Record list →
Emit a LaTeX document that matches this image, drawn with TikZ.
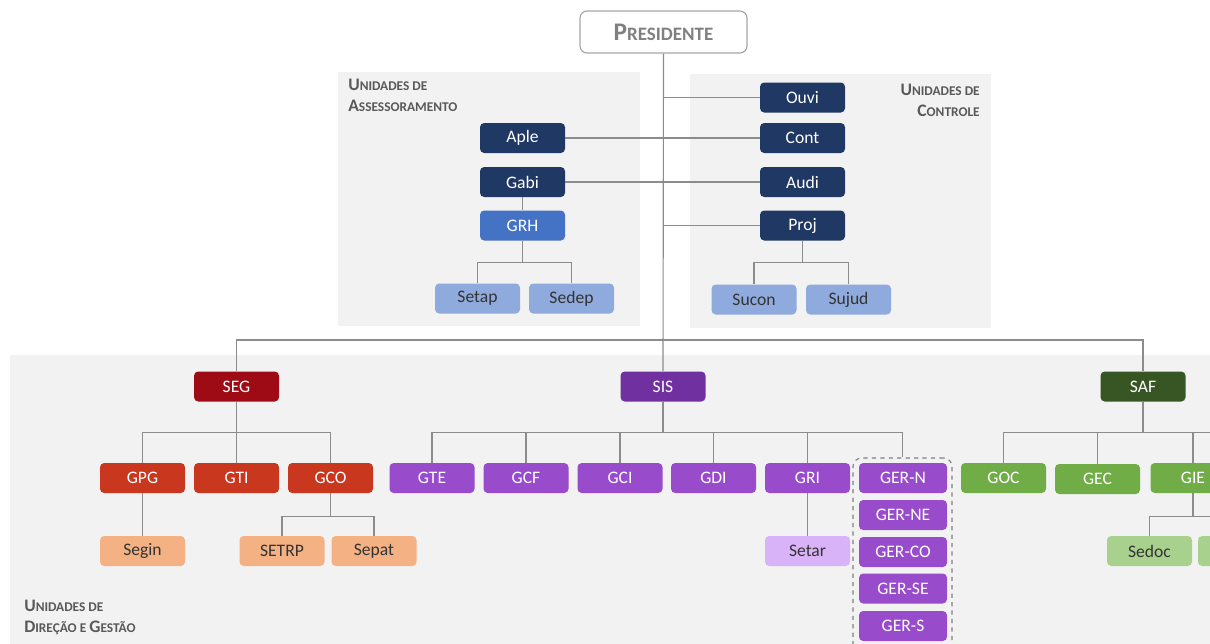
\documentclass[tikz,border=0pt]{standalone}
\usepackage{fontspec}
\setmainfont{Carlito}
\definecolor{panel}{HTML}{F2F2F2}
\definecolor{linkgray}{HTML}{8C8C8C}
\definecolor{navy}{HTML}{203864}
\definecolor{bluemid}{HTML}{4472C4}
\definecolor{bluelight}{HTML}{8FAADC}
\definecolor{segred}{HTML}{9E0B14}
\definecolor{redorange}{HTML}{C8371E}
\definecolor{salmon}{HTML}{F4B183}
\definecolor{sispurple}{HTML}{7030A0}
\definecolor{purple}{HTML}{984CCB}
\definecolor{lavender}{HTML}{D9B3F7}
\definecolor{safgreen}{HTML}{375623}
\definecolor{green}{HTML}{70AD47}
\definecolor{lightgreen}{HTML}{A9D18E}
\definecolor{labelgray}{HTML}{595959}
\newcommand\fsc[1]{{\fontsize{9.5}{11}\selectfont #1}}
\tikzset{
  unit/.style={rounded corners=3pt, minimum width=21.25mm, minimum height=7.5mm,
    inner sep=0pt, text=white, font=\fontsize{12.5}{14}\selectfont},
  darkunit/.style={unit, fill=navy},
  grhunit/.style={unit, fill=bluemid},
  subunit/.style={unit, fill=bluelight, text=black!80},
  segunit/.style={unit, fill=segred},
  redunit/.style={unit, fill=redorange},
  salmonunit/.style={unit, fill=salmon, text=black!80},
  sisunit/.style={unit, fill=sispurple},
  purpleunit/.style={unit, fill=purple},
  gerunit/.style={purpleunit, minimum width=22mm},
  lavunit/.style={unit, fill=lavender, text=black!80},
  safunit/.style={unit, fill=safgreen},
  greenunit/.style={unit, fill=green},
  lgreenunit/.style={unit, fill=lightgreen, text=black!80},
  link/.style={draw=linkgray, line width=0.8pt},
  grouplabel/.style={text=labelgray, font=\bfseries\fontsize{12.5}{14.5}\selectfont, inner sep=0pt}
}
\begin{document}
\begin{tikzpicture}[x=0.25mm,y=-0.25mm]
\useasboundingbox (0,0) rectangle (1210,643);
\clip (0,0) rectangle (1210,643);
\fill [panel] (338,72) rectangle (640,326);
\fill [panel] (690,74) rectangle (991,328);
\fill [panel] (10,355) rectangle (1220,650);

\node [grouplabel, align=left, anchor=north west] (assess) at (348,79) {U\fsc{NIDADES DE}\\A\fsc{SSESSORAMENTO}};
\node [grouplabel, align=right, anchor=north east] (control) at (980,84) {U\fsc{NIDADES DE}\\C\fsc{ONTROLE}};
\node [grouplabel, align=left, anchor=north west] (direcao) at (24,600) {U\fsc{NIDADES DE}\\D\fsc{IREÇÃO E }G\fsc{ESTÃO}};

\node [draw=gray!70, line width=0.8pt, fill=white, rounded corners=5pt, minimum width=41.75mm, minimum height=10.5mm, text=gray, font=\bfseries\fontsize{18}{20}\selectfont] (pres) at (663.5,32) {P\fontsize{13.5}{15}\selectfont RESIDENTE};

\node [darkunit] (aple) at (522.5,138) {Aple};
\node [darkunit] (gabi) at (522.5,182) {Gabi};
\node [grhunit] (grh) at (522.5,225.5) {GRH};
\node [subunit] (setap) at (477.5,298.5) {Setap};
\node [subunit] (sedep) at (571.5,298.5) {Sedep};

\node [darkunit] (ouvi) at (802.5,97.5) {Ouvi};
\node [darkunit] (cont) at (802.5,138) {Cont};
\node [darkunit] (audi) at (802.5,182) {Audi};
\node [darkunit] (proj) at (802.5,225.5) {Proj};
\node [subunit] (sucon) at (754,299.5) {Sucon};
\node [subunit] (sujud) at (848.5,299.5) {Sujud};

\node [segunit] (seg) at (236.5,386.5) {SEG};
\node [sisunit] (sis) at (663,386.5) {SIS};
\node [safunit] (saf) at (1143,386.5) {SAF};

\node [redunit] (gpg) at (142.5,478) {GPG};
\node [redunit] (gti) at (236.5,478) {GTI};
\node [redunit] (gco) at (330.5,478) {GCO};
\node [salmonunit] (segin) at (142.5,551) {Segin};
\node [salmonunit] (setrp) at (282,551) {SETRP};
\node [salmonunit] (sepat) at (374,551) {Sepat};

\node [purpleunit] (gte) at (432,478) {GTE};
\node [purpleunit] (gcf) at (526,478) {GCF};
\node [purpleunit] (gci) at (620,478) {GCI};
\node [purpleunit] (gdi) at (713.5,478) {GDI};
\node [purpleunit] (gri) at (807.5,478) {GRI};
\node [lavunit] (setar) at (807.5,551) {Setar};

\node [draw=gray, dashed, line width=0.8pt, rounded corners=6pt, minimum width=24.75mm, minimum height=50mm] (gerbox) at (902.5,558) {};
\node [gerunit] (gern) at (903,478) {GER-N};
\node [gerunit] (gerne) at (903,515) {GER-NE};
\node [gerunit] (gerco) at (903,552) {GER-CO};
\node [gerunit] (gerse) at (903,588.5) {GER-SE};
\node [gerunit] (gers) at (903,626) {GER-S};

\node [greenunit] (goc) at (1003.5,478) {GOC};
\node [greenunit] (gec) at (1097.5,479) {GEC};
\node [greenunit] (gie) at (1193,478) {GIE};
\node [lgreenunit] (sedoc) at (1149.5,551) {Sedoc};
\node [lgreenunit] (sednext) at (1240.5,551) {};
\coordinate (top) at (663.5,340);
\coordinate (safnext) at (1290,463);

\draw [link] (pres.south) -- (sis.north);
\draw [link] (ouvi.west) -- (ouvi.west -| pres.south);
\draw [link] (proj.west) -- (proj.west -| pres.south);
\draw [link] (aple) -- (cont);
\draw [link] (gabi) -- (audi);
\draw [link] (gabi) -- (grh);
\draw [link] (grh.south) -- ++(0,22) -| (setap.north);
\draw [link] (grh.south) -- ++(0,22) -| (sedep.north);
\draw [link] (proj.south) -- ++(0,22) -| (sucon.north);
\draw [link] (proj.south) -- ++(0,22) -| (sujud.north);
\draw [link] (seg.north) |- (top) -| (saf.north);
\foreach \c in {gpg,gti,gco}
  \draw [link] (seg.south) -- ++(0,31) -| (\c.north);
\draw [link] (gpg) -- (segin);
\draw [link] (gco.south) -- ++(0,23) -| (setrp.north);
\draw [link] (gco.south) -- ++(0,23) -| (sepat.north);
\foreach \c in {gte,gcf,gci,gdi,gri,gerbox}
  \draw [link] (sis.south) -- ++(0,31) -| (\c.north);
\draw [link] (gri) -- (setar);
\foreach \c in {goc,gec,gie,safnext}
  \draw [link] (saf.south) -- ++(0,31) -| (\c);
\draw [link] (gie.south) -- ++(0,23) -| (sedoc.north);
\draw [link] (gie.south) -- ++(0,23) -| (sednext.north);
\end{tikzpicture}
\end{document}
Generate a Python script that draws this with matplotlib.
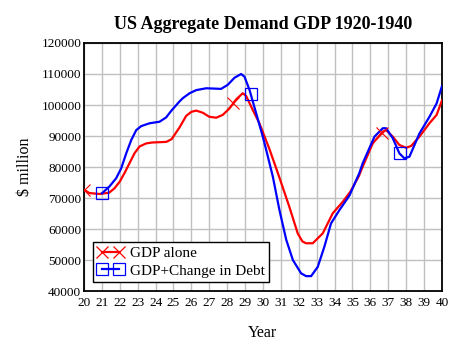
import numpy as np
import matplotlib
matplotlib.use("Agg")
import matplotlib.pyplot as plt
from matplotlib.lines import Line2D

plt.rcParams['font.family'] = ['Liberation Serif', 'DejaVu Serif']

# GDP alone (red)
red_year = [20.0, 20.3, 20.87, 21.4, 21.7, 22.0, 22.26, 22.54, 22.82, 23.1, 23.47, 23.8,
            24.2, 24.6, 24.9, 25.34, 25.71, 26.0, 26.27, 26.64, 27.0, 27.39, 27.75, 28.13,
            28.5, 28.87, 29.06, 29.43, 29.8, 30.36, 30.9, 31.47, 31.94, 32.2, 32.41, 32.78,
            33.34, 33.9, 34.46, 34.9, 35.35, 35.57, 36.13, 36.69, 36.88, 37.25, 37.62, 38.0,
            38.28, 38.74, 39.3, 39.7, 40.0]
red_gdp = [72700, 71600, 71300, 71700, 73100, 75300, 78000, 81200, 84400, 86600, 87600, 87900,
           88000, 88100, 89000, 92800, 96500, 97800, 98200, 97500, 96200, 95900, 96800, 98900,
           101800, 103800, 102900, 98400, 94100, 85800, 76900, 67200, 58600, 56000, 55400, 55400,
           58600, 65100, 68800, 72200, 77000, 80100, 87600, 91400, 91900, 89800, 87100, 86200,
           86800, 89800, 94100, 96800, 101500]

# GDP + change in debt (blue)
blue_year = [21.0, 21.42, 21.8, 22.08, 22.36, 22.64, 22.92, 23.2, 23.66, 24.22, 24.59, 24.9,
             25.33, 25.52, 25.9, 26.27, 26.83, 27.66, 28.03, 28.41, 28.78, 28.97, 29.25, 29.62,
             29.99, 30.18, 30.55, 30.92, 31.3, 31.67, 32.13, 32.41, 32.69, 33.06, 33.43, 33.8,
             34.27, 34.83, 35.38, 35.57, 36.23, 36.69, 36.88, 37.25, 37.62, 37.9, 38.18, 38.74,
             39.3, 39.7, 40.0]
blue_gdp = [71500, 73700, 76400, 79600, 84400, 88700, 91900, 93200, 94100, 94600, 96000, 98300,
            101100, 102200, 103800, 104800, 105400, 105200, 106500, 108800, 110000, 109100, 104800, 97300,
            89800, 85500, 76900, 66100, 56500, 50000, 45700, 44800, 44800, 47800, 54300, 61800,
            66100, 70800, 78000, 81200, 89800, 92500, 92500, 89300, 84400, 82800, 83300, 90800,
            96200, 100500, 106100]

red_mark_year = [20.0, 28.33, 36.67]
red_mark_gdp = [72700, 100500, 91000]
blue_mark_year = [21.0, 29.33, 37.67]
blue_mark_gdp = [71500, 103700, 84400]

xticks = list(range(20, 41))
yticks = list(range(40000, 120001, 10000))

fig = plt.figure(figsize=(4.63, 3.51), dpi=100)
ax = fig.add_axes([0.1814, 0.1709, 0.7732, 0.7066])

ax.plot(red_year, red_gdp, color='red', lw=1.6, zorder=3)
ax.plot(blue_year, blue_gdp, color='blue', lw=1.6, zorder=3)
ax.plot(red_mark_year, red_mark_gdp, ls='none', marker='x', ms=8, mew=0.8, color='red', zorder=4)
ax.plot(blue_mark_year, blue_mark_gdp, ls='none', marker='s', ms=8, mew=0.9, mfc='none', color='blue', zorder=4)

ax.set_xlim(20, 40)
ax.set_ylim(40000, 120000)
ax.set_xticks(xticks)
ax.set_yticks(yticks)
ax.grid(True, color='#c0c0c0', lw=1)
ax.set_axisbelow(True)
ax.tick_params(length=0, labelsize=9.5)
ax.tick_params(axis='y', pad=2)
ax.tick_params(axis='x', pad=4)
for s in ax.spines.values():
    s.set_linewidth(1.3)
    s.set_color('black')

ax.set_title('US Aggregate Demand GDP 1920-1940', fontsize=13, fontweight='bold', pad=10)
ax.set_xlabel('Year', fontsize=11.5, labelpad=12)
ax.set_ylabel('$ million', fontsize=11.5, labelpad=6)

handles = [Line2D([], [], color='red', lw=1.6, marker='x', ms=8, mew=0.9),
           Line2D([], [], color='blue', lw=1.6, marker='s', ms=8, mew=0.9, mfc='none')]
leg = ax.legend(handles, ['GDP alone', 'GDP+Change in Debt'], loc='lower left',
                bbox_to_anchor=(0.025, 0.036), borderaxespad=0, numpoints=2,
                fancybox=False, framealpha=1, edgecolor='black', fontsize=11,
                handlelength=1.7, handletextpad=0.4, borderpad=0.3, labelspacing=0.25)
leg.get_frame().set_linewidth(1.0)

fig.savefig('out.png', dpi=100)
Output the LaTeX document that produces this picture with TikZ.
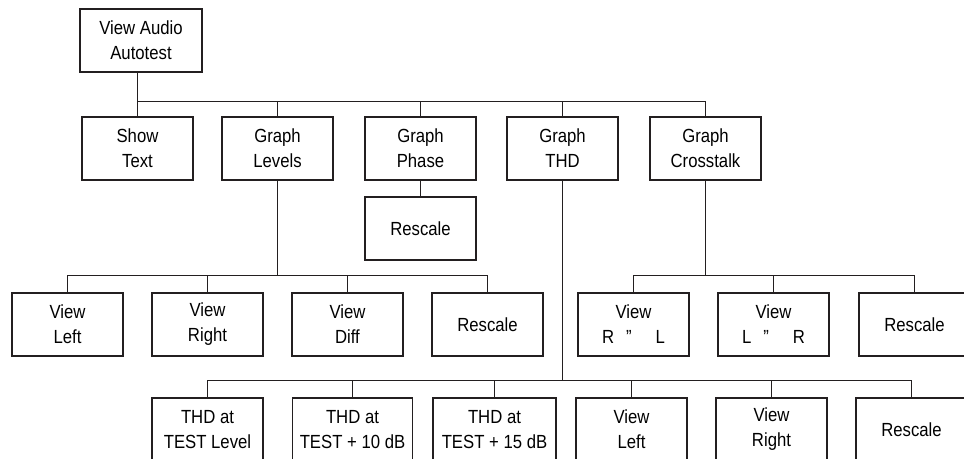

Short task → Only the lines from the one with "Generate a Python" through the one with "plt.rcParams['font.family'] = ['Liberation" belong in your copy; retype them exactly and drop any pictures.

Result for this exercise →
Generate a Python script that draws this with matplotlib.
import numpy as np
import matplotlib
matplotlib.use("Agg")
import matplotlib.pyplot as plt
from matplotlib.lines import Line2D

plt.rcParams['font.family'] = ['Liberation Serif', 'DejaVu Serif']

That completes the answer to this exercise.